The part of the road across Bentinck Township, west from Durham, was “chopped” and “causewayed” by contract in 1849. Settlers soon began to use this section to reach “Buck’s Tavern” near the site of Hanover and a bridge farther west from which a rather dangerous navigation by scow and raft was possible down the Saugeen to its mouth. A portion of the road in Glenelg was opened during that year, but a diversion was required which had to be approved by local authorities, as well as the Commissioner of Crown Lands and this was delayed for a year. The section across Brant Township was opened in 1850 and bridged in 1851 and the road was carried through to “Penetangore” in 1851. This western part was under the superintendence of George Jackson, Crown Lands Agent at Durham. The part east of the Toronto – Sydenham Road in Artemesia and Osprey Townships was opened in 1850-51 under George Snider.


The settlement roads of 1836-1850 had two main purposes – to provide means of access for settlers to areas newly surveyed and opened for settlement and at the same time provide a number of 50-acre lots which might be granted free to settlers of small means, often with the privilege of having a second 50-acre lot reserved for them for a specified time, which they might purchase on easy terms. These reserved lots were usually in the second range behind the free grant. The system of “narrow fifties,” if successful, meant a compact line of settlement along the road, making it easier to maintain and assuring travelers of assistance in emergency.

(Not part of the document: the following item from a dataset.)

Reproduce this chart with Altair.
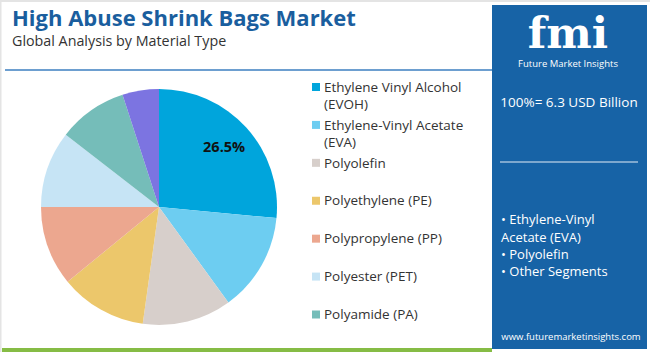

Of the various settlement roads opened through the present counties of Dufferin, Grey and Bruce, the Durham Road west of the site of Priceville was perhaps the most successful. This was due largely to a high proportion of reasonably good farm land along the road, but partly to the fact that in Grey County it ran close to the Saugeen River with its good mill sites. Settlement was at first rapid. George Jackson was issuing locations south of the road in Bentinck and Glenelg by September, 1848, before the surveys farther east and west were completed and by 1849 had a number in Brant. In July, 1850, 255 locations were returned for Kincardine exclusive of “Penetangore.” Locations in Greenock and Kinloss had to be delayed until the course of the settlement road across those townships was settled, but this had been done by mid summer of 1851. George Snider seems to have begun his locations in 1850 and settlement in the eastern section was slower. The growth of “Penetangore” is surprising. In November 1851, when the census gives only 499 families in the whole of Bruce County. Lovell’s Canada Directory lists twenty-three names of trades and professions. In 1857 his estimate of the population is 1,000 and a directory for 1869 estimates 3,000 – slightly more than the official figure for Kincardine for 1967. Hanover and Priceville appear as rising mill villages in 1857. Walkerton is called “The chief town of the county” of Bruce, though with only an estimated 175 inhabitants. Durham on the Owen Sound Road is slightly older than the Durham Road, and, to some extent, gave the road its name, though a posthumous compliment to Lord Durham, father-in-law of the contemporary governor-general, Lord Elgin, and still a hero to the Canadian Reformers of 1848, was probably also intended.


The Durham Road certainly played a considerable part in the development of Grey and Bruce Counties and, with other settlement roads of that time, was a model for the ‘colonization roads” of the 1850’s and 1860’s, though more successful from the point of view of settlement than most of these later examples.